Aviva
Lead Designer, Global Framework · May 2017 to April 2019
Scaling a design system from a style guide to a global framework adopted across 7 markets.
Aviva is a multinational financial services company providing insurance, wealth, and retirement products to approximately 31 million customers worldwide. The company was migrating its global web estate to Adobe Experience Manager, and needed a design system that could scale across markets without fragmenting. What existed was version 2.0, essentially a style guide with basic atoms and a few simple molecules. It wasn't flexible enough to support the complexity of a global rollout, and there was no contribution model, no template layer, and no process for markets to adopt the system without rebuilding from scratch.
I was hired as a Senior Designer to work on the Aviva Poland redesign to AEM, drawing on my experience of platform migrations from my time at BT. While designing for Poland, I noticed the existing design system patterns lacked the flexibility needed for real-world use: components that couldn't adapt to different content structures, no variant coverage, no responsive flexibility. I started redesigning them with full variant coverage, an approach I'd used at BT and on a personal project. That work caught attention, and my scope expanded. I became Lead Designer on the Global Framework team, responsible for scaling Ion, the design system, across all of Aviva's markets.
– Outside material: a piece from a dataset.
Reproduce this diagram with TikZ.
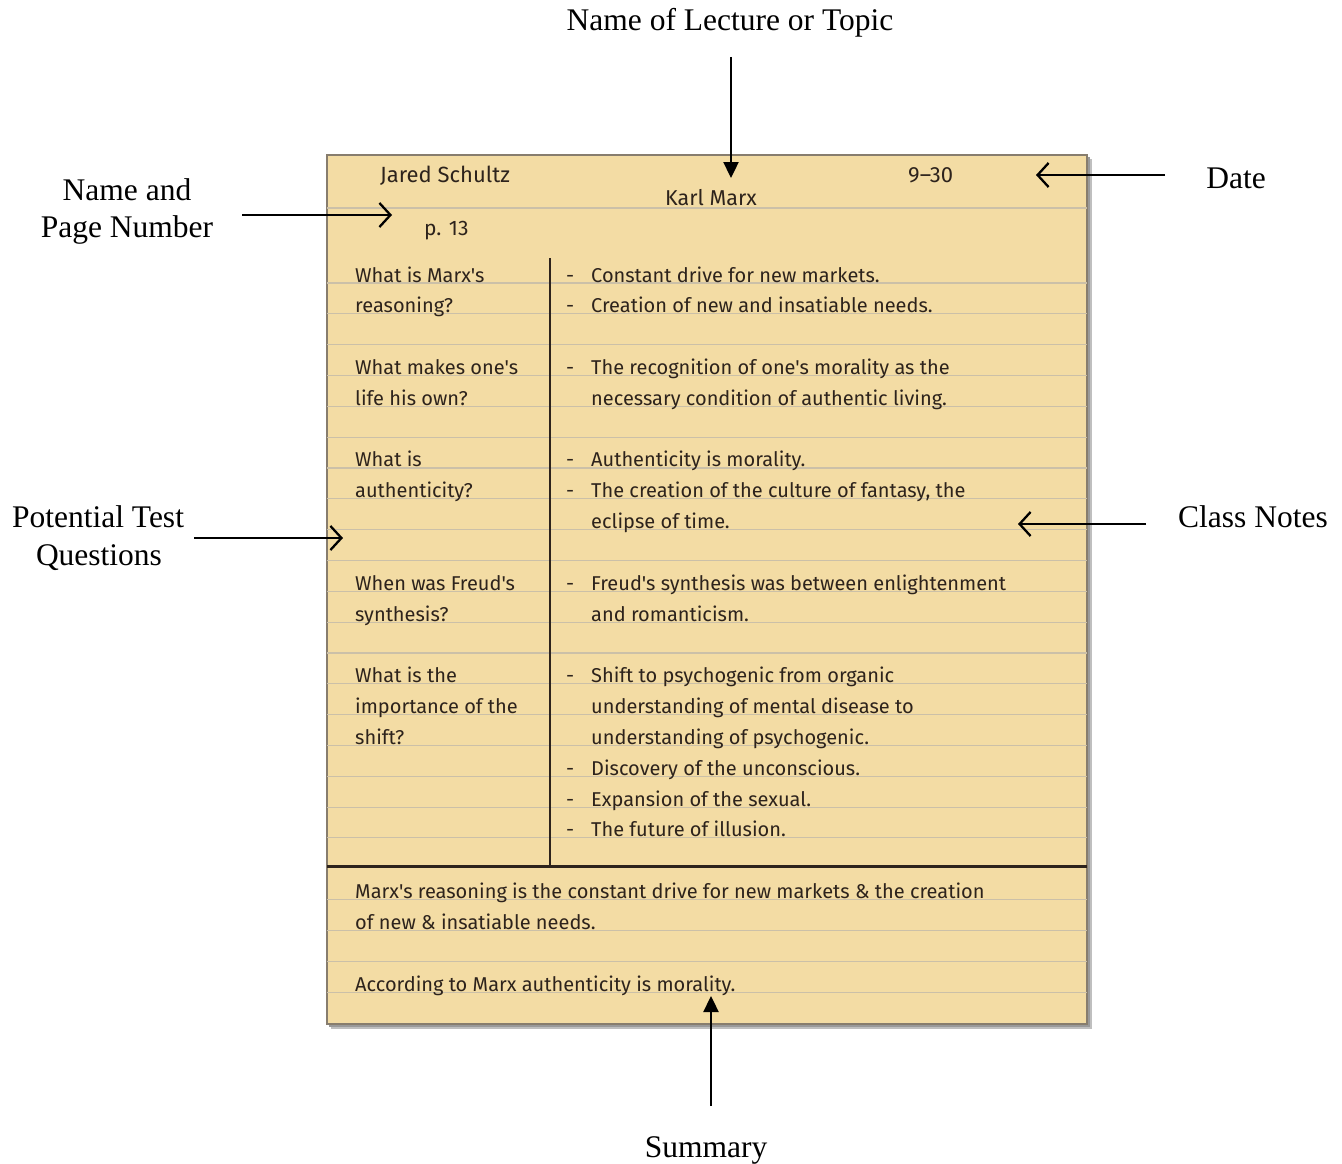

I made a decision early that shaped everything that followed: I commuted to the Norwich office four times a month to work directly with the development team, rather than collaborating remotely from London. That was the thing that actually moved the system forward. Developers trusted the design team because we showed up, and that trust meant design decisions landed faster and with less friction. That team became the most collaborative and cohesive I've worked with in my career.
The system progressed through clear stages following Atomic Design methodology. Version 2 was atoms. By v3 we had molecules and organisms, data visualisation components like donut charts, and primary navigation. By v4 we had templates, which were specifically useful for global markets because teams could adopt page templates and make tweaks for their own requirements rather than rebuilding from scratch. Ion covered more than visual patterns: it included global experience principles, development standards for performance and progressive enhancement, accessibility standards with ARIA and keyboard control specifications, a UI pattern library of 200+ components, and documentation guides for both designers and developers. That template layer is what unlocked global adoption across UK, Ireland, Canada, Singapore, Australia, Poland, and France. My last release was v4.8 on 29 March 2019. The system continued to evolve after I left, reaching v5.0 with breaking changes for accessibility enhancements and continuing into incremental releases beyond that.
Adoption was the other half of the job. I treated the system as a community rather than a gatekeeping function. Every product team had a design system liaison to help us identify opportunities for contributions. We triaged new patterns against a simple threshold: is there global reuse? If yes, it's a contribution to Ion. If no, it's a snowflake, a one-off pattern the product team owns. For remote markets, we ran office hours where teams from other regions could drop in and share work. We had a bi-weekly 7am sync with Aviva Australia. I also ran monthly design all-hands updates for the 70+ designers across Aviva London and globally. Improving agile processes, expanding the team from 3 to 7 designers, and optimising how we designed in Sketch and handed off to developers moved the release cadence from quarterly to monthly and contributed to a 30% decrease in time to market for product teams using Ion.
What I learned
Aviva was my first taste of management, and it changed how I think about impact. I'm only one designer, but if I can create the right conditions for multiple designers to do great work, the scale of my impact is much larger. I learned that I enjoy working on processes, culture, and strategic direction as much as I enjoy the craft itself. That realisation shaped every role that followed: Octopus, BA, Agoda. The Aviva Values Award for Creating Legacy was given to the Ion team for building a system adopted by design teams across 7 countries serving 31 million customers. I take that as validation that the conditions we created held.